Dès ses premières parutions, Riad Sattouf détonait dans le monde de la bande dessinée par son honnêteté maladive. « Le manuel du puceau », par exemple, était si juste sur l'adolescence et ses obsessions triviales qu'on redoutait de le donner à lire, aussi bien aux ados qu'à leurs parents. Un album tellement juste et impitoyable qu'il en était presque insupportable. C'est encore cette ligne éditoriale qui guide la série de témoignages croqués sur le vif de « La vie sexuelle des jeunes ». On rit à tout bout de champ, mais d'un rire misérable, teinté de commisération.
Avec « L'arabe du futur », Riad Sattouf applique sa méthode impitoyable au sujet le plus difficile à traiter de la sorte : soi-même. L'album raconte la petite enfance du dessinateur, né en France puis trimbalé dans la Libye du colonel Kadhafi et la Syrie d'Hafez Al-Hassad, pays d'origine de son père. Riad n'a pas encore trois ans quand le récit commence : tout le monde le trouve magnifique avec ses longs cheveux blonds dans la France de Pompidou... Mais rien n'est simple, quand on a un père qui rêve de révolution communiste et de réveil des pays arabes.
Entre les discours du père, son idéal clamé haut et fort, et la réalité des appartements minables, des gamins syriens abrutis et de la famille omniprésente dans le village familial, le petit Riad a bien du mal à trouver des repères. Il admire la violence des gamins syriens de son âge, tout en restant tétanisé par la peur qu'ils lui inspirent.
Un regard attendri sur la laideur et les faiblesses
Cette autobiographie pourrait être terriblement convenue : les scènes d'enfance ont été racontées mille fois, le déracinement est aujourd'hui le moteur de rayons entiers d'albums de voyages ou de reportages, la famille est depuis toujours au centre de l'autobiographie, et pourtant, une fois de plus Riad Sattouf parvient à faire vibrer les lecteurs.
Son absence totale de complaisance, l'honnêteté avec laquelle il dessine la mauvaise foi ou la violence de son père, comme les silences de sa mère, permettent de dépasser à la fois les clichés et le côté anecdotique dans lequel l'autobiographie peut souvent s'embourber.

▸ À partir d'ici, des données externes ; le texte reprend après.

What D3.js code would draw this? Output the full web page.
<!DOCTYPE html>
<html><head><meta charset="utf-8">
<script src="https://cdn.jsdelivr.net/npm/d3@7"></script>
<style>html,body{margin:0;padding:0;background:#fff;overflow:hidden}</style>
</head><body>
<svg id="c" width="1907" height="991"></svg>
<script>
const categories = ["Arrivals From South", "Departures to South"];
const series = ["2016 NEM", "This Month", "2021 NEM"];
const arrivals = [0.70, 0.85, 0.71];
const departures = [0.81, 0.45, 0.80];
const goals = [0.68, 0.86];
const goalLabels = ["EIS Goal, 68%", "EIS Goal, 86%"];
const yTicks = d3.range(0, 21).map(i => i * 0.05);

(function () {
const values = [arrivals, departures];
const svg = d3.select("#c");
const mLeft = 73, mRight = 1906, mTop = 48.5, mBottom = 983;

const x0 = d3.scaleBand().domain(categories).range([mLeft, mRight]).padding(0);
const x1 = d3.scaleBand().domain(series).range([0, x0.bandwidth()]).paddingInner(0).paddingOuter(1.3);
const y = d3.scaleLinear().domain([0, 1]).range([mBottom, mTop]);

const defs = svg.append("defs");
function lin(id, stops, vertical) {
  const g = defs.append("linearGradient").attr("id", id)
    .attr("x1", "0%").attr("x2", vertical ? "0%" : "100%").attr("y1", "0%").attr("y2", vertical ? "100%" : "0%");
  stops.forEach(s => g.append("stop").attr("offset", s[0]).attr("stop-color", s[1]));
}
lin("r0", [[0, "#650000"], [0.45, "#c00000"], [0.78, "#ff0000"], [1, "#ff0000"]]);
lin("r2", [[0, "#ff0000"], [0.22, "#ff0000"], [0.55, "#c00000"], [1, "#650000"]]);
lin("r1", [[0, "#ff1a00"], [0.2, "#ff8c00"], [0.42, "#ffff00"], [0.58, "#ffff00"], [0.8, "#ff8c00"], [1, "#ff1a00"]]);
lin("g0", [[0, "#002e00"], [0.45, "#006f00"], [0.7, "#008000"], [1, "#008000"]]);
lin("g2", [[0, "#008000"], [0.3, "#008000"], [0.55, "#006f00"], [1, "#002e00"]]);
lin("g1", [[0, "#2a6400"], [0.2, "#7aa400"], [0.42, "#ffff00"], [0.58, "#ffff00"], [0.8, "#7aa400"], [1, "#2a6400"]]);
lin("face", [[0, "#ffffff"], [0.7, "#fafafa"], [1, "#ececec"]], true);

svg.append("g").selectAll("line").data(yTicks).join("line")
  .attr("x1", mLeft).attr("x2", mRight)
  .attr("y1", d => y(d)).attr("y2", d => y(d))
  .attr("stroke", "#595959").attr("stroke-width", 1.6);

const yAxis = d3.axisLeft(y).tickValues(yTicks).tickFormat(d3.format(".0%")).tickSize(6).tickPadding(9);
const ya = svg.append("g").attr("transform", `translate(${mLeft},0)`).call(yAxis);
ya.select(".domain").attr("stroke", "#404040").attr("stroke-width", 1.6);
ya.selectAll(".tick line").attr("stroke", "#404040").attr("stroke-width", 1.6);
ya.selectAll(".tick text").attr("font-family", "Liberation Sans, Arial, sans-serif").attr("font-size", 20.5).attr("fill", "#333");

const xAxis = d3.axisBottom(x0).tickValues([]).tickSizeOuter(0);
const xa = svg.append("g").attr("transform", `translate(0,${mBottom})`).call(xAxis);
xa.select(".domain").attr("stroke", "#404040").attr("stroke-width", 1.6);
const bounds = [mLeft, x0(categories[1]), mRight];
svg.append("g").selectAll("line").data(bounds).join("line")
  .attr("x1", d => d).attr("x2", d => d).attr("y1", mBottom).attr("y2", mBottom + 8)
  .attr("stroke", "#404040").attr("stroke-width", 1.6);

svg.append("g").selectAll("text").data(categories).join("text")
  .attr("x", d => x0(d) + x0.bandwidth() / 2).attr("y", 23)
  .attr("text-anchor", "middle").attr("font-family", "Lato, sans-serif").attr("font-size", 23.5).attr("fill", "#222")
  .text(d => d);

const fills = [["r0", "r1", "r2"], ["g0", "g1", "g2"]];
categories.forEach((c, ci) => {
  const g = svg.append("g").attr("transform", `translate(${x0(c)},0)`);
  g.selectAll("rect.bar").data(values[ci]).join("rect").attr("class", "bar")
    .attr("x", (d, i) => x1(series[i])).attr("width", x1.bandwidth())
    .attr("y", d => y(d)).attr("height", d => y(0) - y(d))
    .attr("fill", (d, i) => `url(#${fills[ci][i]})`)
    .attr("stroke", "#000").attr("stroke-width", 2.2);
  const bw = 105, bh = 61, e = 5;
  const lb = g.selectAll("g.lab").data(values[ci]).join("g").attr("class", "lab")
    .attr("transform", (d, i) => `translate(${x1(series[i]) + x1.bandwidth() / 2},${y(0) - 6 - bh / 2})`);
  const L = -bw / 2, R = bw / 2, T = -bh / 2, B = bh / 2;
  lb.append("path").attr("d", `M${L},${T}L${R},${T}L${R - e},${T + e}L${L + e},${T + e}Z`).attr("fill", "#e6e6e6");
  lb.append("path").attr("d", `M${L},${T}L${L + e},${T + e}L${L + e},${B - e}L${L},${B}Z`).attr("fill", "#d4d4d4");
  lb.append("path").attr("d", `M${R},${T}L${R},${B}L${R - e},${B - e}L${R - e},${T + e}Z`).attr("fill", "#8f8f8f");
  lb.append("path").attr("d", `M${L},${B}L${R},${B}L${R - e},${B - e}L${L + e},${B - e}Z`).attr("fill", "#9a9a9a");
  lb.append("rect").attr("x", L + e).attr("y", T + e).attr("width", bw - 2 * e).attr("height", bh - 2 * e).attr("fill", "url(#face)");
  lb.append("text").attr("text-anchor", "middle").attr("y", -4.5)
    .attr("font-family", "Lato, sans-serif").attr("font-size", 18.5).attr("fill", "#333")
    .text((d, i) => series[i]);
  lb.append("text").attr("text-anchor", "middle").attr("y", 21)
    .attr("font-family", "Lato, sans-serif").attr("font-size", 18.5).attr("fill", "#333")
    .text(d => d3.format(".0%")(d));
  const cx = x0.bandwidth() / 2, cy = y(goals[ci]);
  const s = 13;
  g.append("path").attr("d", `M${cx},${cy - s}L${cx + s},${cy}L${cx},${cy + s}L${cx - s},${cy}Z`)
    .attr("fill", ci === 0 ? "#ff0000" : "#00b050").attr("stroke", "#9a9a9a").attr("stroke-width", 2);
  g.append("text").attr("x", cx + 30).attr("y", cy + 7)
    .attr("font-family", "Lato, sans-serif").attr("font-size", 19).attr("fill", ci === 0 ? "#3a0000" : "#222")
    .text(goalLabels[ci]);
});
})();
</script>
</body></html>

On sent, comme dans ses autres projets, que Sattouf aime ses personnages sans réserve, avec les défauts et les tares qui leur collent aux pieds. Il a un faible pour les sorcières, les chauffeurs de bus moches, les vieilles ratatinées et les gamins aux fronts démesurés. Il aime la démesure, justement, la truculence et l'outrance, les personnages qui rêvent à voix haute et ceux qui s'emportent sans retenue.
Dessiner la mémoire
Le trait tout simple, mis en couleur avec des à-plats monochromes qui changent au fil du récit, renforce bien évidemment l'impression de dénuement qui accompagne les deux déménagements de la famille. Les personnages de Sattouf ont bien souvent de grosses têtes cylindriques qui rappellent à la fois la tradition franco-belge de la ligne claire par le trait et les Simpsons de Matt Groenig par la forme.
L'auteur excelle dans l'art de mettre en lumière les détails sordides. On ressent ainsi moins la chaleur du soleil de Syrie que l'odeur fétide de la rivière brunâtre qui traverse le village familial ; si l'on raconte un couscous partagé chez les cousins, c'est pour rappeler que les femmes n'ont droit qu'aux os déjà rongés par leurs maris ; si le petit Riad voyage en bus, il ne regarde pas par la fenêtre, mais par les trous dans le plancher rouillé du véhicule.
Au final, on constate une fois de plus que Sattouf est un vrai conteur : on tourne la dernière page le plus lentement possible, parce qu'on n'a pas envie de quitter les rives de la Méditerranée, les dernières décennies du millénaire passé et ces personnages attachants, que la vie ne récompense pas vraiment. On a envie qu'il leur arrive quelque chose de bien. Que leur fils devienne bédéaste, par exemple. Qui sait ? Ça pourrait très bien venir dans les prochains volumes qu'on lira avec impatience !
Et dès cet automne, on annonce le retour de Pascal Brutal, pour un quatrième album attendu depuis des années par les fans, chez Fluide Glacial, comme il se doit.